We have not yet learned to create the same rhythm in the work we do now, since the dawn of automation, we’ve created very separate, distinct worlds, one where we are in work and when where we are not. This is not just separate but unnatural. In this construct, there is no way to flow in and out naturally, we instead create static, sometimes frustratingly  and distinctly different worlds.

It is difficult to be at our best or to ensure room for creativity when we are tethered to a desk in an office for very specific times and demands. Particularly when other areas of life are also screaming for attention. In this world that we’ve created, everything suffers.

Granted, there are jobs that require specificity of time and place; doctors, nurses, wait staff, factory work. But for the mass of office workers producing all sorts of data, reports, and products, being asked to be innovative on demand is not how we are designed.

The trend is shifting, to work when and where fits best for you, but it’s only happening in small segments of business. There are still way too many companies expecting more from workers, with less staff than is reasonable, striving to deliver a bottom line acceptable to their investors without care or thought given to longevity of the business or its people.

I’ve watched people who care deeply about the business they are in, stressed to the point of breaking, getting sick,  gaining weight, looking lost and helpless – essentially giving up – a learned behavior from years of making do with what is there. No longer caring about the quality of the product or about creating the “next" best thing.

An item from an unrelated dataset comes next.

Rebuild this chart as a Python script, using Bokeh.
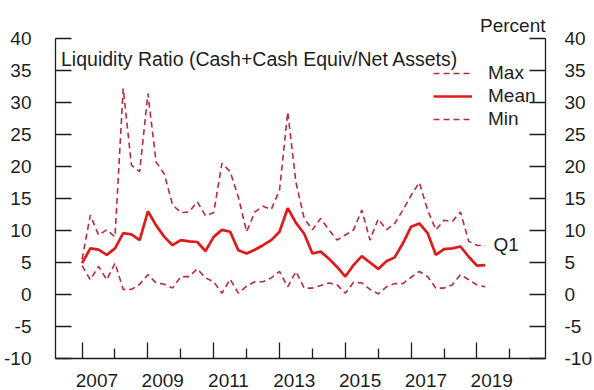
from bokeh.plotting import figure
from bokeh.models import (Range1d, LinearAxis, FixedTicker, Legend, LegendItem,
                          Label, ColumnDataSource, CustomJSTickFormatter,
                          CustomLabelingPolicy)
from bokeh.embed import file_html
from bokeh.resources import INLINE

# ---------------- data (quarterly, 2006Q4 .. 2019Q1) ----------------
quarters = [
    "2006Q4",
    "2007Q1", "2007Q2", "2007Q3", "2007Q4",
    "2008Q1", "2008Q2", "2008Q3", "2008Q4",
    "2009Q1", "2009Q2", "2009Q3", "2009Q4",
    "2010Q1", "2010Q2", "2010Q3", "2010Q4",
    "2011Q1", "2011Q2", "2011Q3", "2011Q4",
    "2012Q1", "2012Q2", "2012Q3", "2012Q4",
    "2013Q1", "2013Q2", "2013Q3", "2013Q4",
    "2014Q1", "2014Q2", "2014Q3", "2014Q4",
    "2015Q1", "2015Q2", "2015Q3", "2015Q4",
    "2016Q1", "2016Q2", "2016Q3", "2016Q4",
    "2017Q1", "2017Q2", "2017Q3", "2017Q4",
    "2018Q1", "2018Q2", "2018Q3", "2018Q4",
    "2019Q1",
]
max_vals = [5.5, 12.4, 9.3, 10.1, 9.0, 32.2, 20.2, 19.2, 31.4, 20.7,
            18.8, 14.0, 12.8, 12.9, 14.5, 12.3, 12.8, 20.5, 19.2, 15.2,
            9.8, 12.9, 13.8, 13.3, 16.3, 28.5, 17.5, 11.9, 10.1, 11.9,
            10.1, 8.5, 9.3, 10.1, 13.2, 8.5, 11.8, 10.1, 11.1, 13.2,
            15.5, 17.5, 13.2, 10.1, 11.6, 11.4, 12.9, 8.3, 7.7, 7.6]
mean_vals = [4.9, 7.2, 7.0, 6.2, 7.2, 9.6, 9.4, 8.5, 13.0, 10.8,
             9.0, 7.7, 8.5, 8.3, 8.2, 6.8, 9.0, 10.1, 9.8, 6.9,
             6.4, 7.0, 7.7, 8.5, 9.8, 13.5, 11.2, 9.5, 6.4, 6.7,
             5.6, 4.3, 2.8, 4.6, 6.0, 5.0, 4.0, 5.2, 5.8, 8.0,
             10.6, 11.1, 9.6, 6.2, 7.1, 7.2, 7.5, 5.9, 4.5, 4.6]
min_vals = [4.5, 2.3, 4.4, 2.3, 4.9, 0.8, 0.8, 1.6, 3.1, 1.8,
            1.6, 1.0, 2.8, 2.8, 4.0, 2.6, 2.0, 0.2, 2.4, 0.2,
            1.3, 2.0, 2.0, 2.6, 3.6, 1.2, 3.6, 1.0, 1.0, 1.4,
            1.8, 1.5, 0.2, 1.9, 1.8, 0.8, 0.1, 1.2, 1.7, 1.7,
            2.7, 3.6, 2.8, 1.0, 1.0, 1.5, 3.1, 2.3, 1.5, 1.2]

year_labels = ["2007", "2009", "2011", "2013", "2015", "2017", "2019"]
y_ticks = [-10, -5, 0, 5, 10, 15, 20, 25, 30, 35, 40]

# quarter-end position in decimal years
def qpos(q):
    return int(q[:4]) + int(q[5]) / 4.0

xs = [qpos(q) for q in quarters]
src = ColumnDataSource(dict(x=xs, mx=max_vals, mn=min_vals, me=mean_vals))

FONT = "Liberation Sans"
TXT = "#1e1e1e"
RED = "#e01a1a"
DRED = "#b92a3a"
FS = "19px"

p = figure(width=594, height=390,
           x_range=Range1d(2006.192, 2021.084), y_range=Range1d(-10, 40),
           output_backend="svg", toolbar_location=None,
           min_border_left=55, min_border_right=47,
           min_border_top=38, min_border_bottom=32)
p.outline_line_color = None
p.grid.visible = False
p.background_fill_color = "white"
p.border_fill_color = "white"

# "Percent" unit label, right-aligned over the frame
p.title.text = "Percent"
p.title.align = "right"
p.title.text_font = FONT
p.title.text_font_size = FS
p.title.text_font_style = "normal"
p.title.text_color = TXT
p.title.standoff = 6

r_max = p.line("x", "mx", source=src, line_color=DRED, line_width=1.6, line_dash="6 4")
r_mean = p.line("x", "me", source=src, line_color=RED, line_width=2.7)
r_min = p.line("x", "mn", source=src, line_color=DRED, line_width=1.6, line_dash="6 4")

# ---- x axis: ticks (odd years long, even years short), labels suppressed ----
major_years = [int(y) for y in year_labels]
minor_years = [y + 1 for y in major_years]
xa = p.xaxis[0]
xa.ticker = FixedTicker(ticks=major_years, minor_ticks=minor_years)
xa.major_tick_in = 16
xa.major_tick_out = 0
xa.minor_tick_in = 10
xa.minor_tick_out = 0
xa.major_label_text_font_size = "1px"
xa.major_label_standoff = 0
xa.major_label_policy = CustomLabelingPolicy(
    code="const all = [...indices]; for (const i of all) indices.unset(i); return indices;")
xa.axis_line_color = TXT
xa.axis_line_width = 1.3
xa.major_tick_line_color = TXT
xa.major_tick_line_width = 1.3
xa.minor_tick_line_color = TXT
xa.minor_tick_line_width = 1.3

# ---- x axis labels centred in the year ----
xb = LinearAxis(ticker=FixedTicker(ticks=[y + 0.45 for y in major_years], minor_ticks=[]),
                formatter=CustomJSTickFormatter(code="return String(Math.floor(tick));"))
xb.axis_line_color = None
xb.major_tick_line_color = None
xb.minor_tick_line_color = None
xb.major_label_standoff = 5
xb.major_label_text_font = FONT
xb.major_label_text_font_size = FS
xb.major_label_text_color = TXT
p.add_layout(xb, "below")

# ---- y axes ----
def style_y(ax_, standoff):
    ax_.ticker = FixedTicker(ticks=y_ticks, minor_ticks=[])
    ax_.formatter = CustomJSTickFormatter(code="return String(Math.round(tick));")
    ax_.major_tick_in = 16
    ax_.major_tick_out = 0
    ax_.minor_tick_line_color = None
    ax_.axis_line_color = TXT
    ax_.axis_line_width = 1.3
    ax_.major_tick_line_color = TXT
    ax_.major_tick_line_width = 1.3
    ax_.major_label_standoff = standoff
    ax_.major_label_text_font = FONT
    ax_.major_label_text_font_size = FS
    ax_.major_label_text_color = TXT

style_y(p.yaxis[0], 24)
yr = LinearAxis()
style_y(yr, 19)
p.add_layout(yr, "right")

# ---- legend ----
legend = Legend(items=[LegendItem(label="Max", renderers=[r_max]),
                       LegendItem(label="Mean", renderers=[r_mean]),
                       LegendItem(label="Min", renderers=[r_min])],
                location=(378, 228), orientation="vertical",
                glyph_width=39, glyph_height=20, label_height=20,
                label_standoff=16, spacing=1, padding=0, margin=0,
                border_line_color=None, background_fill_alpha=0,
                label_text_font=FONT, label_text_font_size=FS,
                label_text_color=TXT)
p.add_layout(legend)

# ---- text annotations ----
p.add_layout(Label(x=2006.36, y=36.72, text="Liquidity Ratio (Cash+Cash Equiv/Net Assets)",
                   text_font=FONT, text_font_size="19.5px", text_color=TXT,
                   text_baseline="middle", text_align="left"))
p.add_layout(Label(x=2019.5, y=7.75, text="Q1",
                   text_font=FONT, text_font_size=FS, text_color=TXT,
                   text_baseline="middle", text_align="left"))

open("out.html", "w").write(file_html(p, INLINE))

It’s time for business to realize that without people who care, and are cared for, there is no business.

However, unless we create an environment where leadership is truly leading the way - not just leading to the current bottom line, but leading the way to the best possible future and looking for new ways of becoming instead of new ways of doing, we are doomed to work becoming more of a sweat shop mentality and workers become more unhealthy.

It starts with each one of us. Leaders leading with compassion, truly caring about each other, not just the work but the fully complete lives - both in and out of work, that we all have. Compartmentalizing our lives just leads to more stress. Getting there will require a shift in mindset, from what’s best for the bottom line to what’s best for the growth of each one of us and our world. From looking at employees as human “resources” to seeing them as what they are - human “beings”. We are worth it, don’t you think?